«La politica è bella». Dice proprio così: sono queste le parole che il padre del protagonista sussurra al figlio poco prima di morire. «La politica è bella»: fai fatica a crederci, ma è proprio questo è il messaggio di speranza che l’ultimo film di Giuseppe Tornatore ci regala. Una frase che non sentivo dire da anni e che avevo bisogno di ascoltare nuovamente. Una frase che mi ha colto di sorpresa e che mi ha emozionato, permettendomi di tornare di incanto alla mia infanzia e alla adolescenza, quindi anche alla mia storia politica. Quella storia che ho cercato di raccontare in “Caduti Dal Muro”, il libro che ho scritto con Paolo Ciampi.
Baarìa è un film in programmazione nelle sale aretine. Lo consiglio vivamente a chi di voi mi legge e ha imparato a conoscermi. Ma lo consiglio soprattutto, e caldamente, ai giovani rampanti della politica, che siano di centrodestra o centrosinistra non importa.
Non credo alle folgorazioni tipo Paolo sulla strada di Damasco, ma chissà che non rappresenti comunque una lezione salutare. Di quelle che ti aiutano a riflettere su te stesso e su quello che stai combinando della tua vita (e peggio ancora, della vita degli altri). Chissà, magari proprio grazie a questo film riusciranno a comprendere meglio i valori della politica che sono lontani dal carrierismo e dalla ricerca di un posto nei consigli di amministrazione di qualche ente, pubblico o privato che sia. Tornatore ricostruisce un mondo che non c’è più.
Uomini e donne che non ci sono più. Ma la vera magia è che quel mondo, con le relazioni umane che esso conteneva, ha ancora la capacità di farsi raccontare e in questo modo di destare passioni. Baarìa è, soprattutto nel primo tempo e prima dell’avvento degli anni sessanta, un film epico. Un film che attraverso una storia individuale dispiega una storia collettiva. La storia di un popolo. E raccontando la storia di un popolo, custodisce e trasferisce la memoria di quella storia e di quel popolo. E’ capace , in ultima analisi,di mettere davanti ai nostri occhi la nostra identità, quasi facendocela toccare e sentire respirare .

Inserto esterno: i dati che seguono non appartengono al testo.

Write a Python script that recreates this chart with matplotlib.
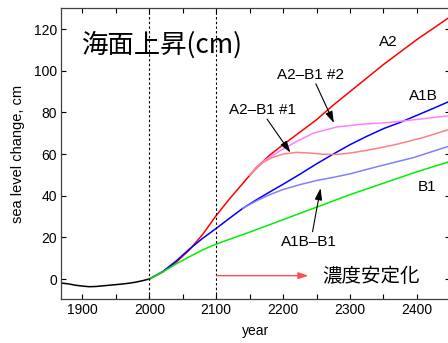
import matplotlib
matplotlib.use('Agg')
import matplotlib.pyplot as plt
from matplotlib.ticker import MultipleLocator

plt.rcParams['font.family'] = ['Liberation Sans', 'Noto Sans CJK JP', 'DejaVu Sans']

# observed record
hist_years = [1870, 1880, 1890, 1900, 1910, 1920, 1930, 1940, 1950, 1960, 1970, 1980, 1990, 2000]
hist_vals = [-2.0, -2.4, -3.0, -3.4, -3.7, -3.6, -3.3, -3.0, -2.7, -2.4, -2.0, -1.5, -0.8, 0.0]

# scenario runs
a2_years = [2000, 2020, 2040, 2060, 2080, 2100, 2120, 2140, 2160, 2180, 2200, 2225, 2250, 2275,
            2300, 2325, 2350, 2375, 2400, 2425, 2450]
a2_vals = [0, 3.3, 8.0, 14.0, 21.5, 30.5, 38.5, 46.0, 53.5, 59.5, 64.5, 70.5, 76.5, 83.5,
           90.0, 96.5, 103.0, 109.0, 115.0, 120.5, 126.0]

a1b_years = [2000, 2020, 2040, 2060, 2080, 2100, 2120, 2140, 2160, 2180, 2200, 2225, 2250, 2275,
             2300, 2325, 2350, 2375, 2400, 2425, 2450]
a1b_vals = [0, 3.6, 8.6, 14.4, 19.6, 24.3, 29.2, 34.0, 38.0, 41.8, 45.5, 50.3, 55.3, 60.0,
            64.5, 68.5, 72.2, 75.2, 78.6, 82.0, 85.5]

b1_years = [2000, 2020, 2040, 2060, 2080, 2100, 2150, 2200, 2250, 2300, 2350, 2400, 2450]
b1_vals = [0, 3.4, 7.2, 10.7, 14.0, 16.8, 22.5, 28.5, 34.5, 40.5, 46.0, 51.5, 56.5]

a2b1_2_years = [2150, 2170, 2195, 2220, 2245, 2280, 2320, 2360, 2405, 2450]
a2b1_2_vals = [50.0, 56.5, 61.5, 66.0, 70.0, 73.0, 74.4, 75.2, 76.8, 78.5]

a2b1_1_years = [2150, 2170, 2185, 2200, 2220, 2240, 2260, 2280, 2300, 2320, 2345, 2370, 2410, 2450]
a2b1_1_vals = [50.0, 56.0, 58.5, 60.0, 60.8, 60.5, 59.9, 59.8, 60.5, 61.5, 63.0, 64.7, 68.0, 72.0]

a1bb1_years = [2140, 2160, 2180, 2200, 2225, 2250, 2275, 2300, 2345, 2395, 2450]
a1bb1_vals = [34.0, 37.5, 40.5, 43.0, 45.3, 47.3, 48.8, 50.5, 54.3, 58.3, 64.0]

fig = plt.figure(figsize=(4.48, 3.43), dpi=100)
ax = fig.add_axes([0.1362, 0.1283, 0.869, 0.8475])

lw = 1.1
ax.plot(hist_years, hist_vals, color='black', lw=lw)
ax.plot(a2_years, a2_vals, color='#ff0000', lw=lw)
ax.plot(a1b_years, a1b_vals, color='#0000ff', lw=lw)
ax.plot(b1_years, b1_vals, color='#00f000', lw=lw)
ax.plot(a2b1_2_years, a2b1_2_vals, color='#ff80ff', lw=lw)
ax.plot(a2b1_1_years, a2b1_1_vals, color='#ff8080', lw=lw)
ax.plot(a1bb1_years, a1bb1_vals, color='#8080ff', lw=lw)

for yr in (2000, 2100):
    ax.axvline(yr, color='black', lw=0.8, ls=(0, (2.2, 2)))

ax.set_xlim(1868, 2450)
ax.set_ylim(-9.6, 130)
ax.xaxis.set_major_locator(MultipleLocator(100))
ax.xaxis.set_minor_locator(MultipleLocator(50))
ax.set_yticks(range(0, 121, 20))
ax.tick_params(which='both', direction='in', top=True, right=True, length=3.5, width=0.8)
ax.tick_params(labelsize=10, pad=3)
for s in ax.spines.values():
    s.set_linewidth(0.9)
    s.set_color('#404040')

ax.set_xlabel('year', fontsize=10, labelpad=5)
ax.set_ylabel('sea level change, cm', fontsize=10.5, labelpad=6)

# labels
ax.text(1899, 112.6, '海面上昇(cm)', fontsize=19, va='center', ha='left',
        family=['Noto Sans CJK JP'])
ax.text(2357, 114, 'A2', fontsize=11, ha='center', va='center')
ax.text(2241, 98, 'A2–B1 #2', fontsize=11, ha='center', va='center')
ax.text(2169, 81, 'A2–B1 #1', fontsize=11, ha='center', va='center')
ax.text(2410, 88, 'A1B', fontsize=11, ha='center', va='center')
ax.text(2415, 44, 'B1', fontsize=11, ha='center', va='center')
ax.text(2239, 17.9, 'A1B–B1', fontsize=11, ha='center', va='center')
ax.text(2258, 1.4, '濃度安定化', fontsize=14, ha='left', va='center',
        family=['Noto Sans CJK JP'])

arrow = dict(arrowstyle='-|>,head_length=0.7,head_width=0.22', color='black', lw=0.8,
             shrinkA=0, shrinkB=0)
ax.annotate('', xy=(2276, 74.9), xytext=(2249, 93.7), arrowprops=arrow)
ax.annotate('', xy=(2211, 60.7), xytext=(2176, 76.8), arrowprops=arrow)
ax.annotate('', xy=(2256, 43.6), xytext=(2244, 22.7), arrowprops=arrow)
red_arrow = dict(arrowstyle='-|>,head_length=0.6,head_width=0.2', color='#ff5050', lw=1.0,
                 shrinkA=0, shrinkB=0)
ax.annotate('', xy=(2238, 1.6), xytext=(2101, 1.6), arrowprops=red_arrow)

fig.savefig('out.png', dpi=100)
plt.close(fig)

In un momento in cui tutti sono alla ricerca d’identità, molti s’interrogano sul senso stesso dell’identità, altri addirittura la re-inventano, basta ripensare alle pagliacciate della Lega che riempie ampolle alle sorgenti del Po, oppure al mondo virtuale, finto e immorale, proposto da Berlusconi. Giuseppe Tornatore sembra invece aver trovato il filo che sbroglia la matassa. Lui racconta e raccontando accumula.
Accumula storie e sentimenti. Storie e sentimenti che insieme “costruiscono” la Storia. Però in questa storia si sviluppa anche il concetto di politica e di politico. E come non rivivere le emozioni,gli ideali, le speranze , la passione che la mia generazione ha riversato nell’impegno politico? Come non guardare con nostalgia a ciò che eravamo e a ciò che con le lotte politiche si voleva cambiare? Il cinema, il grande cinema, ha sempre raccontato il passato e il futuro. È stato memoria o ha anticipato. Il cinema può essere anche speranza e quel «La politica è bella», proferito in punto di morte, è la più bella speranza che Tornatore potesse regalarci. Una speranza quanto mai necessaria oggi e che, ripensando ai miei vent’anni, mi fa tornare il sorriso. Eppure ciò che conta, ciò che resta – è uno dei grandissimi momenti del film, probabilmente il più alto – è il passaggio di testimone tra un padre e suo figlio. Un passaggio di consegne che ci dice molto: se anche resta poco della Storia maiuscola, rimane la vita degli esseri umani, che conta più delle ideologie. Rimangono principi e valori essenziali, quali la dirittura e la coerenza, il volersi bene. Quello di Giuseppe è un ricordo, un omaggio intimo e privato, alla propria famiglia prima di tutto. Ma ci sono storie che ti fanno sentire a casa tua, che le ascolti solo per dirti, è vero, anch'io c'ero, riguarda anche me. Per dirti e per dire ad altri, magari a chi verrà dopo di noi: e per capire così che non tutto è stato inutile.